I kept it in the original flowerpot for a while, then it started wilting. I planted it at the left-front corner of our house, and made a little decorative brick border around it, then waited. It struggled mightily for a while, but it seemed that whatever I did was wrong. I watered it too much; I didn't water enough. It turned brown, leaves fell off and branches became crunchy and brittle. I kept pruning off the dead parts, hoping something would make it through.
Around this same time, you could say my life was mirroring that of the poor little azalea plant. I was just being confronted with Andrew's diagnosis, and micropreemie Ethan wasn't eating, wasn't gaining weight, etc. I felt like I was carrying the world on my shoulders, and was failing at it. I went into a very dark period of depression, and my life nearly fell apart. I was just sure I couldn't "do this".....being a mom of special-needs kids and dealing with the loss of the kind of pregnancies and parenting I'd expected to have.
Thanks to a wonderful doctor who took me seriously, and to the wonderful cyber-friendships I've made, I've bounced back and made tremendous progress since that time. Things aren't perfect, guess they never will be. But, I pruned off some "dead parts" and kept pushing on, and that's really all that any of us can do, isn't it?
Last year, when spring arrived, I couldn't even see the remnants of the azalea plant. The flower bed had filled in with weeds, and they were crowding out the little azalea shoots........but some heavy weeding cleared things out for the last little surviving buds of hot-pink azalea flowers. I think we actually got one good blossom out of it last year.

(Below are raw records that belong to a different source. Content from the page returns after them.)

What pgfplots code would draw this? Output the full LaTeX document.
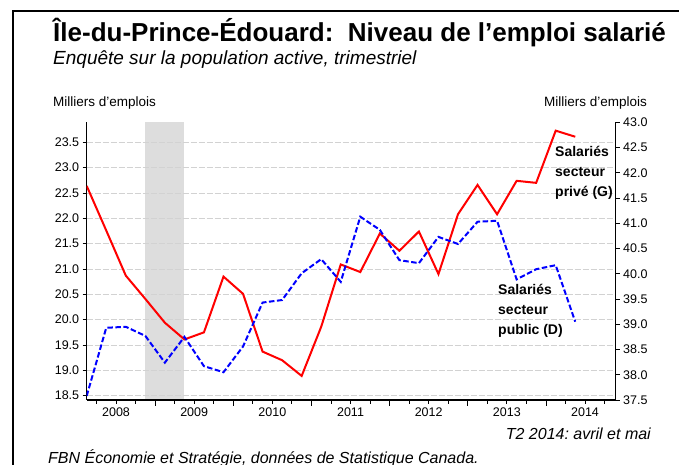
\documentclass[border=0pt]{standalone}
\usepackage{fontspec}
\setmainfont{Liberation Sans}
\usepackage{pgfplots}
\usepackage{pgfplotstable}
\pgfplotsset{compat=1.18}
\definecolor{bandc}{HTML}{DDDDDD}
\definecolor{gridc}{HTML}{D2D2D2}
\frenchspacing

\pgfplotstableread{
k priv pub
0 22.64 37.58
1 21.76 38.93
2 20.87 38.95
3 20.41 38.77
4 19.94 38.24
5 19.61 38.75
6 19.75 38.17
7 20.85 38.05
8 20.51 38.56
9 19.37 39.43
10 19.20 39.48
11 18.89 40.01
12 19.86 40.29
13 21.09 39.84
14 20.94 41.13
15 21.70 40.87
16 21.36 40.27
17 21.74 40.21
18 20.90 40.73
19 22.08 40.59
20 22.66 41.03
21 22.08 41.05
22 22.74 39.89
23 22.70 40.09
24 23.73 40.17
25 23.61 39.05
}\datatable

\pgfplotstableread{
x y
3 18.415
3 23.895
5 23.895
5 18.415
}\bandtable

\begin{document}
\begin{tikzpicture}
\path[use as bounding box] (0pt,0pt) rectangle (679pt,465pt);
\draw[line width=2pt] (13pt,-5pt) -- (13pt,454.3pt) -- (690pt,454.3pt);

\pgfplotsset{
  common/.style={
    scale only axis, width=529pt, height=277.7pt,
    at={(86.7pt,65pt)}, anchor=south west,
    xmin=0, xmax=27.07,
    axis line style={-, line width=1.2pt, black},
    tick align=outside,
    major tick length=4pt, minor tick length=4pt,
    tick style={black, line width=0.8pt},
    tick label style={font=\fontsize{12.5}{14}\selectfont},
    yticklabel style={/pgf/number format/.cd, fixed, fixed zerofill, precision=1, assume math mode=true},
  }
}

\begin{axis}[common, hide axis, ymin=18.415, ymax=23.895]
\addplot[fill=bandc, draw=none] table[x=x,y=y]{\bandtable} -- cycle;
\end{axis}

\begin{axis}[common,
  ymin=18.415, ymax=23.895,
  axis y line*=left, axis x line*=bottom,
  ytick={18.5,19,...,23.5},
  xtick={1.5,5.5,...,25.5},
  xticklabels={2008,2009,2010,2011,2012,2013,2014},
  minor xtick={0.5,1.5,...,26.5},
  extra x ticks={3.5,7.5,11.5,15.5,19.5,23.5},
  extra x tick labels={},
  extra x tick style={major tick length=6pt},
  ymajorgrids=true,
  major grid style={gridc, dash pattern=on 6pt off 2pt, line width=0.8pt},
]
\addplot[red, line width=2pt] table[x=k,y=priv]{\datatable};
\end{axis}

\begin{axis}[common,
  ymin=37.5, ymax=43,
  axis y line*=right, axis x line=none,
  ytick={37.5,38,...,43},
]
\addplot[blue, line width=2pt, dash pattern=on 5.5pt off 2.5pt] table[x=k,y=pub]{\datatable};
\end{axis}

\node[anchor=base west, inner sep=0, font={\fontsize{26}{30}\selectfont\bfseries}] at (53pt,423pt) {Île-du-Prince-Édouard:\ \ Niveau de l’emploi salarié};
\node[anchor=base west, inner sep=0, font={\fontsize{19}{22}\selectfont\itshape}] at (53pt,400pt) {Enquête sur la population active, trimestriel};
\node[anchor=base west, inner sep=0, font={\fontsize{13.5}{16}\selectfont}] at (53pt,358pt) {Milliers d’emplois};
\node[anchor=base east, inner sep=0, font={\fontsize{13.5}{16}\selectfont}] at (647pt,358pt) {Milliers d’emplois};

\begin{scope}[every node/.style={anchor=base west, inner sep=0, font={\fontsize{14}{16}\selectfont\bfseries}}]
\node at (555pt,308pt) {Salariés};
\node at (555pt,288pt) {secteur};
\node at (555pt,268pt) {privé (G)};
\node at (498pt,170pt) {Salariés};
\node at (498pt,150pt) {secteur};
\node at (498pt,130pt) {public (D)};
\end{scope}

\node[anchor=base east, inner sep=0, font={\fontsize{16}{19}\selectfont\itshape}] at (651pt,25pt) {T2 2014: avril et mai};
\node[anchor=base west, inner sep=0, font={\fontsize{16}{19}\selectfont\itshape}] at (48pt,1.5pt) {FBN Économie et Stratégie, données de Statistique Canada.};
\end{tikzpicture}
\end{document}
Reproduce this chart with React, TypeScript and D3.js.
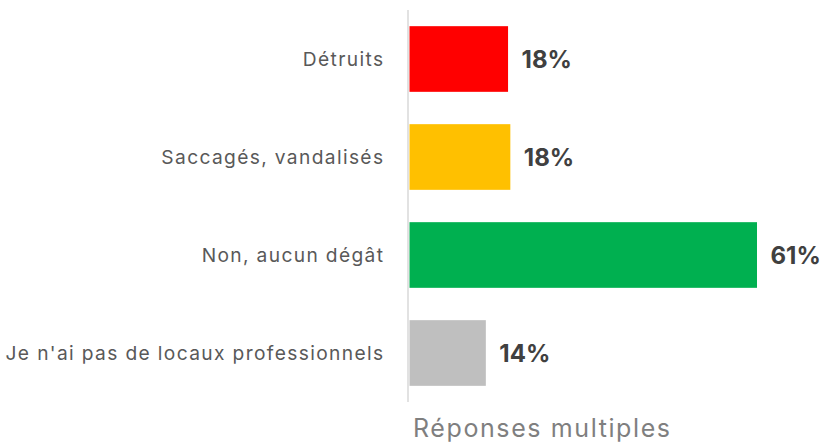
import React from "react";
import * as d3 from "d3";

const categories = [
  "Détruits",
  "Saccagés, vandalisés",
  "Non, aucun dégât",
  "Je n'ai pas de locaux professionnels",
];
const values = [17.3, 17.7, 61.0, 13.4];
const valueLabels = ["18%", "18%", "61%", "14%"];
const colors = ["#FF0000", "#FFC000", "#00B050", "#BFBFBF"];
const note = "Réponses multiples";

const W = 823;
const H = 442;
const FONT = "Inter, 'Noto Sans', sans-serif";

export default function App() {
  const x = d3.scaleLinear().domain([0, 61]).range([409.5, 757]);
  const y = d3
    .scaleBand<string>()
    .domain(categories)
    .range([10, 402])
    .paddingInner(0.33)
    .paddingOuter(0.165);

  return (
    <svg
      width={W}
      height={H}
      style={{ position: "absolute", left: 0, top: 0, background: "#fff" }}
    >
      {categories.map((c, i) => {
        const yy = y(c)!;
        const bw = y.bandwidth();
        const cy = yy + bw / 2;
        return (
          <g key={c}>
            <rect
              x={x(0)}
              y={yy}
              width={x(values[i]) - x(0)}
              height={bw}
              fill={colors[i]}
            />
            <text
              x={384.4}
              y={cy}
              dy="0.35em"
              textAnchor="end"
              fontFamily={FONT}
              fontSize={19.2}
              letterSpacing={1.35}
              fill="#595959"
            >
              {c}
            </text>
            <text
              x={x(values[i]) + 13.5}
              y={cy}
              dy="0.36em"
              fontFamily={FONT}
              fontSize={24}
              fontWeight={700}
              fill="#404040"
            >
              {valueLabels[i]}
            </text>
          </g>
        );
      })}
      <line x1={408} x2={408} y1={10} y2={402} stroke="#D9D9D9" strokeWidth={1.5} />
      <text
        x={413}
        y={437}
        fontFamily={FONT}
        fontSize={25}
        letterSpacing={1.6}
        fill="#7F7F7F"
      >
        {note}
      </text>
    </svg>
  );
}
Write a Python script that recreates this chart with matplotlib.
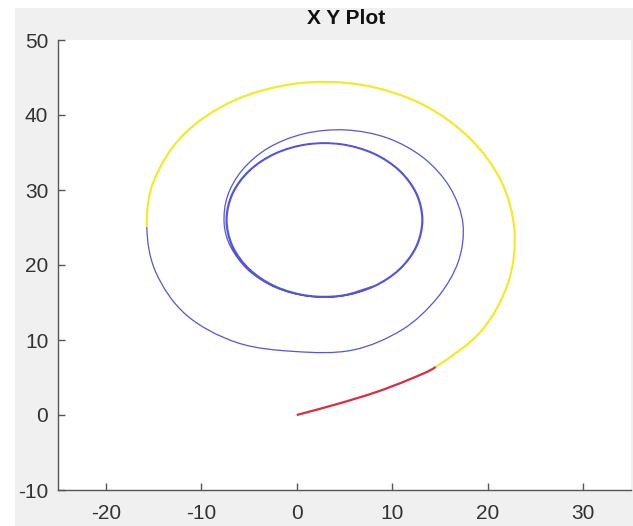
import matplotlib.pyplot as plt
import matplotlib.patches as patches
from matplotlib.path import Path
import numpy as np

plt.rcParams["font.family"] = ["Liberation Sans", "DejaVu Sans"]
plt.rcParams["axes.unicode_minus"] = False

# trajektoria (x, y); odcinki stykają się końcami
red_x = [0.0, 4.2, 8.3, 11.8, 14.55]
red_y = [0.0, 1.45, 3.05, 4.75, 6.4]

yellow_x = [14.55, 19.31, 22.15, 22.8, 21.45, 18.16, 13.2, 6.89, -0.02,
            -6.6, -11.87, -14.97, -15.7]
yellow_y = [6.4, 11.19, 17.69, 24.5, 31.05, 36.84, 41.39, 44.0, 44.2,
            41.91, 37.36, 31.2, 25.1]

# zewnętrzna pętla niebieska, przejście, dwie pętle wewnętrzne
blue_x = [-15.7, -14.77, -11.58, -6.25, -0.1, 5.87, 11.05, 14.7, 16.9, 17.4,
          16.06, 13.32, 9.5, 5.1, 0.78, -2.95, -5.68, -7.25, -7.6,
          -6.92, -5.07, -2.28, 1.11, 4.69,
          8.05, 10.79, 12.58, 13.2, 12.58, 10.79, 8.05, 4.69, 1.11,
          -2.25, -4.99, -6.78, -7.4, -6.78, -4.99, -2.25, 1.11, 4.69,
          8.0, 10.71, 12.48, 13.1, 12.48, 10.71, 8.0, 4.67, 1.13,
          -2.2, -4.91, -6.68, -7.3, -6.68, -4.91, -2.2, 1.13, 4.67, 8.0]
blue_y = [25.1, 19.07, 13.35, 9.65, 8.46, 8.66, 11.38, 15.6, 20.4, 25.5,
          30.29, 34.24, 36.93, 38.01, 37.51, 35.63, 32.7, 29.19, 25.5,
          22.43, 19.31, 17.04, 15.86, 15.86,
          17.08, 19.38, 22.48, 26.0, 29.52, 32.62, 34.92, 36.14, 36.14,
          34.92, 32.62, 29.52, 26.0, 22.48, 19.38, 17.08, 15.86, 15.86,
          17.17, 19.44, 22.51, 26.0, 29.49, 32.56, 34.83, 36.05, 36.05,
          34.83, 32.56, 29.49, 26.0, 22.51, 19.44, 17.17, 15.96, 15.96, 17.17]


def odcinki_beziera(xs, ys):
    # gładka krzywa przez wszystkie punkty (styczne wg długości cięciw)
    p = np.column_stack([xs, ys]).astype(float)
    d = np.hypot(*np.diff(p, axis=0).T)
    m = np.zeros_like(p)
    m[1:-1] = (p[2:] - p[:-2]) / (d[:-1] + d[1:])[:, None]
    m[0] = (p[1] - p[0]) / d[0]
    m[-1] = (p[-1] - p[-2]) / d[-1]
    return [(p[i], p[i] + m[i] * d[i] / 3, p[i + 1] - m[i + 1] * d[i] / 3, p[i + 1])
            for i in range(len(p) - 1)]


def sciezka(segs):
    verts = [segs[0][0]]
    codes = [Path.MOVETO]
    for _, c1, c2, k in segs:
        verts += [c1, c2, k]
        codes += [Path.CURVE4] * 3
    return Path(verts, codes)


traj_x = red_x + yellow_x[1:] + blue_x[1:]
traj_y = red_y + yellow_y[1:] + blue_y[1:]
segs = odcinki_beziera(traj_x, traj_y)
n_red = len(red_x) - 1
n_yel = len(yellow_x) - 1

fig = plt.figure(figsize=(6.33, 5.26), dpi=100)
fig.patch.set_facecolor("white")
tlo = patches.Rectangle((15 / 633, 0), 1, 518 / 526, transform=fig.transFigure,
                        facecolor="#f0f0f0", edgecolor="none", zorder=-10)
fig.add_artist(tlo)

ax = fig.add_axes([58 / 633, 1 - 490 / 526, 573 / 633, 450 / 526])
ax.set_facecolor("white")

ax.add_patch(patches.PathPatch(sciezka(segs[n_red + n_yel:]), fill=False,
                               edgecolor="#2a2ad0", lw=0.9, alpha=0.8))
ax.add_patch(patches.PathPatch(sciezka(segs[n_red:n_red + n_yel]), fill=False,
                               edgecolor="#f2ea2a", lw=1.6, capstyle="butt"))
ax.add_patch(patches.PathPatch(sciezka(segs[:n_red]), fill=False,
                               edgecolor="#e02a40", lw=1.6, capstyle="butt"))

ax.set_xlim(-25, 35)
ax.set_ylim(-10, 50)
ax.set_xticks([-20, -10, 0, 10, 20, 30])
ax.set_yticks([-10, 0, 10, 20, 30, 40, 50])

for s in ["top", "right"]:
    ax.spines[s].set_visible(False)
for s in ["left", "bottom"]:
    ax.spines[s].set_color("#555555")
    ax.spines[s].set_linewidth(1.0)

ax.tick_params(direction="in", length=5, width=1, color="#555555",
               labelsize=15, labelcolor="#333333")
ax.tick_params(axis="x", pad=10)
ax.tick_params(axis="y", pad=7)

fig.text(0.547, 1 - 18 / 526, "X Y Plot", ha="center", va="center",
         fontsize=15, fontweight="bold", color="#111111")

plt.savefig("out.png", dpi=100)
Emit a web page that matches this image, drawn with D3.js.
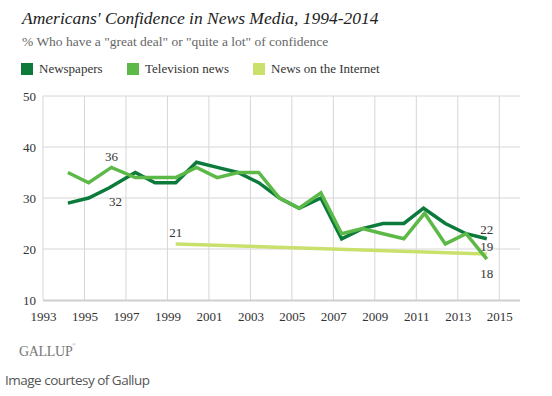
<!DOCTYPE html>
<html>
<head>
<meta charset="utf-8">
<script src="https://cdn.jsdelivr.net/npm/d3@7"></script>
<style>
  body { margin: 0; background: #fff; }
  svg { display: block; }
</style>
</head>
<body>
<div id="chart"></div>
<script>
// data (x = fractional year of the survey)
var newspaperYears = [1994.2, 1995.2, 1996.2, 1997.45, 1998.4, 1999.4, 2000.4, 2001.4, 2002.4, 2003.4, 2004.4, 2005.35, 2006.4, 2007.4, 2008.4, 2009.4, 2010.4, 2011.35, 2012.4, 2013.4, 2014.4]
var newspaperValues = [29, 30, 32, 35, 33, 33, 37, 36, 35, 33, 30, 28, 30, 22, 24, 25, 25, 28, 25, 23, 22]
var tvYears = [1994.2, 1995.2, 1996.3, 1997.45, 1998.4, 1999.4, 2000.4, 2001.4, 2002.4, 2003.4, 2004.4, 2005.35, 2006.4, 2007.4, 2008.4, 2009.4, 2010.4, 2011.4, 2012.4, 2013.4, 2014.4]
var tvValues = [35, 33, 36, 34, 34, 34, 36, 34, 35, 35, 30, 28, 31, 23, 24, 23, 22, 27, 21, 23, 18]
var internetYears = [1999.4, 2014.4]
var internetValues = [21, 19]
var xTicks = [1993, 1995, 1997, 1999, 2001, 2003, 2005, 2007, 2009, 2011, 2013, 2015]
var yTicks = [10, 20, 30, 40, 50]
var seriesNames = ["Newspapers", "Television news", "News on the Internet"]
var seriesColors = ["#0b7a3b", "#5cb947", "#c9e06c"]

var width = 552, height = 396
var margin = { top: 96, left: 43, right: 32, bottom: 96 }

var svg = d3.select("#chart").append("svg")
    .attr("width", width)
    .attr("height", height)

var x = d3.scaleLinear()
    .domain([1993, 2016])
    .range([margin.left, width - margin.right])

var y = d3.scaleLinear()
    .domain([10, 50])
    .range([height - margin.bottom, margin.top])

// title + subtitle
svg.append("text")
    .attr("x", 22).attr("y", 24)
    .attr("font-family", "Liberation Serif, serif")
    .attr("font-style", "italic")
    .attr("font-size", "17.5px")
    .attr("fill", "#222")
    .text("Americans' Confidence in News Media, 1994-2014")

svg.append("text")
    .attr("x", 22).attr("y", 46)
    .attr("font-family", "Liberation Serif, serif")
    .attr("font-size", "13.5px")
    .attr("fill", "#666")
    .text('% Who have a "great deal" or "quite a lot" of confidence')

// legend
var legendX = [21, 127, 253]
var legend = svg.selectAll(".legend")
    .data(seriesNames)
    .enter().append("g")
    .attr("class", "legend")
    .attr("transform", function (d, i) { return "translate(" + legendX[i] + ",63)" })
legend.append("rect")
    .attr("width", 12).attr("height", 12)
    .attr("fill", function (d, i) { return seriesColors[i] })
legend.append("text")
    .attr("x", 18).attr("y", 10)
    .attr("font-family", "Liberation Serif, serif")
    .attr("font-size", "13px")
    .attr("fill", "#333")
    .text(function (d) { return d })

// grid
var grid = svg.append("g")
grid.selectAll(".hgrid")
    .data(yTicks.filter(function (d) { return d > 10 }))
    .enter().append("line")
    .attr("x1", x(1993)).attr("x2", x(2016))
    .attr("y1", function (d) { return y(d) })
    .attr("y2", function (d) { return y(d) })
    .attr("stroke", "#d6d6d6")
grid.selectAll(".vgrid")
    .data(xTicks)
    .enter().append("line")
    .attr("x1", function (d) { return x(d) })
    .attr("x2", function (d) { return x(d) })
    .attr("y1", y(50)).attr("y2", y(10))
    .attr("stroke", "#d6d6d6")
grid.append("line")
    .attr("x1", x(1993)).attr("x2", x(2016))
    .attr("y1", y(10) + 0.5).attr("y2", y(10) + 0.5)
    .attr("stroke", "#cfcfcf")
    .attr("stroke-width", 2)

// axes
var xAxis = d3.axisBottom(x).tickValues(xTicks).tickFormat(d3.format("d")).tickSize(0).tickPadding(12)
var gx = svg.append("g")
    .attr("transform", "translate(0," + y(10) + ")")
    .call(xAxis)
gx.select(".domain").remove()
gx.selectAll("text")
    .attr("font-family", "Liberation Serif, serif")
    .attr("font-size", "13px")
    .attr("fill", "#333")

var yAxis = d3.axisLeft(y).tickValues(yTicks).tickSize(0).tickPadding(7)
var gy = svg.append("g")
    .attr("transform", "translate(" + x(1993) + ",0)")
    .call(yAxis)
gy.select(".domain").remove()
gy.selectAll("text")
    .attr("font-family", "Liberation Serif, serif")
    .attr("font-size", "13px")
    .attr("fill", "#333")

// lines
var line = d3.line()
    .x(function (d) { return x(d[0]) })
    .y(function (d) { return y(d[1]) })

var series = [
    d3.zip(internetYears, internetValues),
    d3.zip(newspaperYears, newspaperValues),
    d3.zip(tvYears, tvValues)
]
var seriesColorOrder = [seriesColors[2], seriesColors[0], seriesColors[1]]

svg.selectAll(".series")
    .data(series)
    .enter().append("path")
    .attr("class", "series")
    .attr("d", line)
    .attr("fill", "none")
    .attr("stroke", function (d, i) { return seriesColorOrder[i] })
    .attr("stroke-width", 3.5)
    .attr("stroke-linejoin", "miter")

// value labels
var labels = [
    { t: tvValues[2], x: tvYears[2], v: tvValues[2], dy: -11 },
    { t: newspaperValues[2], x: newspaperYears[2] + 0.3, v: newspaperValues[2], dy: 14 },
    { t: internetValues[0], x: internetYears[0], v: internetValues[0], dy: -11 },
    { t: newspaperValues[20], x: 2014.4, v: newspaperValues[20], dy: -9 },
    { t: internetValues[1], x: 2014.4, v: internetValues[1], dy: -8 },
    { t: tvValues[20], x: 2014.4, v: tvValues[20], dy: 14 }
]
svg.selectAll(".vlabel")
    .data(labels)
    .enter().append("text")
    .attr("class", "vlabel")
    .attr("x", function (d) { return x(d.x) })
    .attr("y", function (d) { return y(d.v) + d.dy })
    .attr("dy", "0.35em")
    .attr("text-anchor", "middle")
    .attr("font-family", "Liberation Serif, serif")
    .attr("font-size", "13px")
    .attr("fill", "#333")
    .text(function (d) { return d.t })

// footer
svg.append("text")
    .attr("x", 19).attr("y", 356)
    .attr("font-family", "Liberation Serif, serif")
    .attr("font-size", "14px")
    .attr("letter-spacing", "-0.3px")
    .attr("fill", "#777")
    .text("GALLUP")
svg.append("text")
    .attr("x", 72).attr("y", 346)
    .attr("font-family", "Liberation Serif, serif")
    .attr("font-size", "5px")
    .attr("fill", "#999")
    .text("®")

svg.append("text")
    .attr("x", 5).attr("y", 385)
    .attr("font-family", "Open Sans, sans-serif")
    .attr("font-size", "13.5px")
    .attr("fill", "#555")
    .attr("letter-spacing", "-0.5px")
    .text("Image courtesy of Gallup")
</script>
</body>
</html>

Now it's 2008. Andrew's doing superbly in first grade, winning awards and growing taller by the day. Ethan's slowly making progress, thanks to omega-3 supplements, and his weight is finally on the charts! And my Mother's Day azalea? Even during the coldest parts of winter, I saw it growing.......steadily, slowly, pushing on and putting out new leaves. And now it's blooming! The plant still has a long way to go, and there may still be brown leaves and wilted blossoms in its future, but for now.............my tiny flower bed is filling with hot-pink blooms, and I like to think that the revival of that plant represents something similar for me.